Pemerintah bahkan sudah menyiapkan sistem kompensasi, agar para nelayan yang sudah terdaftar menjadi anggota anggota Kartu Pelaku Usaha Kelautan dan Perikanan (KUSUKA) ini tidak terganggu mata pencahariannya selama aktif mengumpulkan sampah di lautan. Program tersebut sejalan dengan semangat yang selama ini dimiliki oleh Aruna, agar usaha untuk menjaga kelestarian lingkungan jangan sampai memberikan dampak buruk bagi nelayan dan masyarakat pesisir.

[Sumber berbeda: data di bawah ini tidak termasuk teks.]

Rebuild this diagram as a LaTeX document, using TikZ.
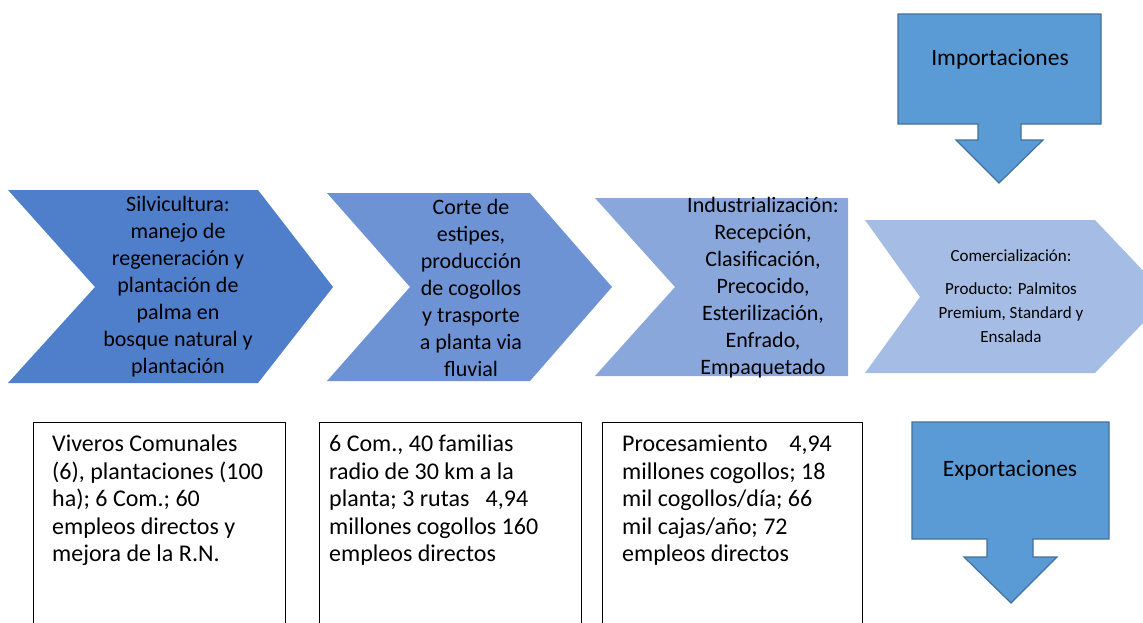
\documentclass[tikz,border=0pt]{standalone}
\usepackage{fontspec}
\setmainfont{Carlito}
\definecolor{chA}{HTML}{4F7ECB}
\definecolor{chB}{HTML}{6E93D5}
\definecolor{chC}{HTML}{8AA7DC}
\definecolor{chD}{HTML}{A5BDE4}
\definecolor{arFill}{HTML}{5B9BD5}
\definecolor{arLine}{HTML}{41719C}
\tikzset{
  chevtext/.style={align=center, inner sep=0pt, text=black, font=\fontsize{22}{27}\selectfont},
  boxtext/.style={align=left, anchor=north west, inner sep=0pt, text=black, font=\fontsize{24}{27.5}\selectfont},
  infobox/.style={draw=black, line width=0.9pt},
  bigarrow/.style={fill=arFill, draw=arLine, line width=1.2pt, line join=miter},
  arrowtext/.style={inner sep=0pt, text=black, font=\fontsize{23.5}{28}\selectfont}
}
\begin{document}
\begin{tikzpicture}[x=1pt,y=-1pt]
\useasboundingbox (0,0) rectangle (1143,622);
\clip (0,0) rectangle (1143,622);
\fill[white] (0,0) rectangle (1143,622);

% chevrons
\fill[chA] (8,190) -- (258,190) -- (333,287) -- (258,383) -- (8,383) -- (95,287) -- cycle;
\fill[chB] (327,193) -- (530,193) -- (612,287) -- (530,381) -- (327,381) -- (410,287) -- cycle;
\fill[chC] (595,198) -- (848,198) -- (848,376) -- (595,376) -- (675,287) -- cycle;
\fill[chD] (865,220) -- (1095,220) -- (1168,297) -- (1095,373) -- (865,373) -- (920,297) -- cycle;

\node[chevtext] (silv) at (178,287) {Silvicultura:\\manejo de\\regeneración y\\plantación de\\palma en\\bosque natural y\\plantación};
\node[chevtext] (corte) at (471,288) {Corte de\\estipes,\\producción\\de cogollos\\y trasporte\\a planta via\\fluvial};
\node[chevtext] (indus) at (763,288) {Industrialización:\\Recepción,\\Clasificación,\\Precocido,\\Esterilización,\\Enfrado,\\Empaquetado};
\node[chevtext, font=\fontsize{17}{24}\selectfont] (comer) at (1011,296) {Comercialización:\\[9pt]Producto: Palmitos\\Premium, Standard y\\Ensalada};

% info boxes
\draw[infobox] (33,640) -- (33,422) -- (285,422) -- (285,640);
\draw[infobox] (319,640) -- (319,422) -- (581,422) -- (581,640);
\draw[infobox] (602,640) -- (602,422) -- (862,422) -- (862,640);

\node[boxtext] (viv) at (52,435) {Viveros Comunales\\(6), plantaciones (100\\ha); 6 Com.; 60\\empleos directos y\\mejora de la R.N.};
\node[boxtext] (com) at (329,435) {6 Com., 40 familias\\radio de 30 km a la\\planta; 3 rutas\ \ \ 4,94\\millones cogollos 160\\empleos directos};
\node[boxtext] (proc) at (622,435) {Procesamiento\ \ \ \ 4,94\\millones cogollos; 18\\mil cogollos/día; 66\\mil cajas/año; 72\\empleos directos};

% import / export arrows
\draw[bigarrow] (898,14) -- (1101,14) -- (1101,124) -- (1021,124) -- (1021,140) -- (1043,140) -- (999,183) -- (956,140) -- (978,140) -- (978,124) -- (898,124) -- cycle;
\node[arrowtext] (imp) at (1000,59) {Importaciones};

\draw[bigarrow] (912,422) -- (1109,422) -- (1109,539) -- (1033,539) -- (1033,557) -- (1057,557) -- (1011,603) -- (964,557) -- (987,557) -- (987,539) -- (912,539) -- cycle;
\node[arrowtext] (exp) at (1010,470) {Exportaciones};
\end{tikzpicture}
\end{document}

Pilot Project Telah Berjalan Sejak Awal Tahun
Ternyata sebelum diresmikan menjadi gerakan nasional, KKP telah lebih dulu menjalankan program kompensasi sampah yang dikumpulkan nelayan sejak awal tahun 2022. Jadi bisa dikatakan bahwa sebenarnya pilot project gerakan ini sudah lebih dulu berjalan sebelum bulan Oktober. Dirjen Pengelolaan Ruang Laut KKP Victor Gustaaf Manoppo bahkan telah mengungkapkan bahwa hingga kini telah terdata sebanyak 23,7 ton sampah yang telah terkumpul.
Tidak heran jika Gernas BCL ini dapat dikatakan sebagai wujud nyata pemerintah dalam menegakkan sustainable fisheries development. Karena pemerintah mencanangkan gerakan yang komprehensif untuk mengatasi permasalahan sampah demi menuju ekonomi biru. Selain menjadikan para nelayan sebagai ujung tombak dan mengenalkan mereka pada penerapan ekonomi sirkular, masyarakat luas pun akan diedukasi agar mengupayakan pengelolaan sampah dari hulu. Sehingga bisa mencegah dan mengendalikan kebocoran sampah yang sampai ke laut.
Keberhasilan Gernas BCL ini akan sangat bergantung pada peran aktif seluruh stakeholder dan masyarakat luas, termasuk para pelaku bisnis supplier seafood dan perusahaan perikanan di tanah air. Tentu saja Aruna kan terus mendukung kebijakan pemerintah dengan menggerakkan komunitas yang tergabung dalam Aruna Hub. Salah satunya adalah penerapan ekonomi sirkular, dimana masyarakat pesisir diberikan bekal untuk mengolah sisa tangkapan mereka dari laut menjadi produk yang tetap memiliki nilai ekonomis.
Dengan semakin banyak pihak yang berperan aktif dalam mengatasi masalah sampah baik di darat dan di laut, target pemerintah untuk mengurangi sampah laut sebanyak 70% bukanlah menjadi hal yang mustahil untuk dicapai.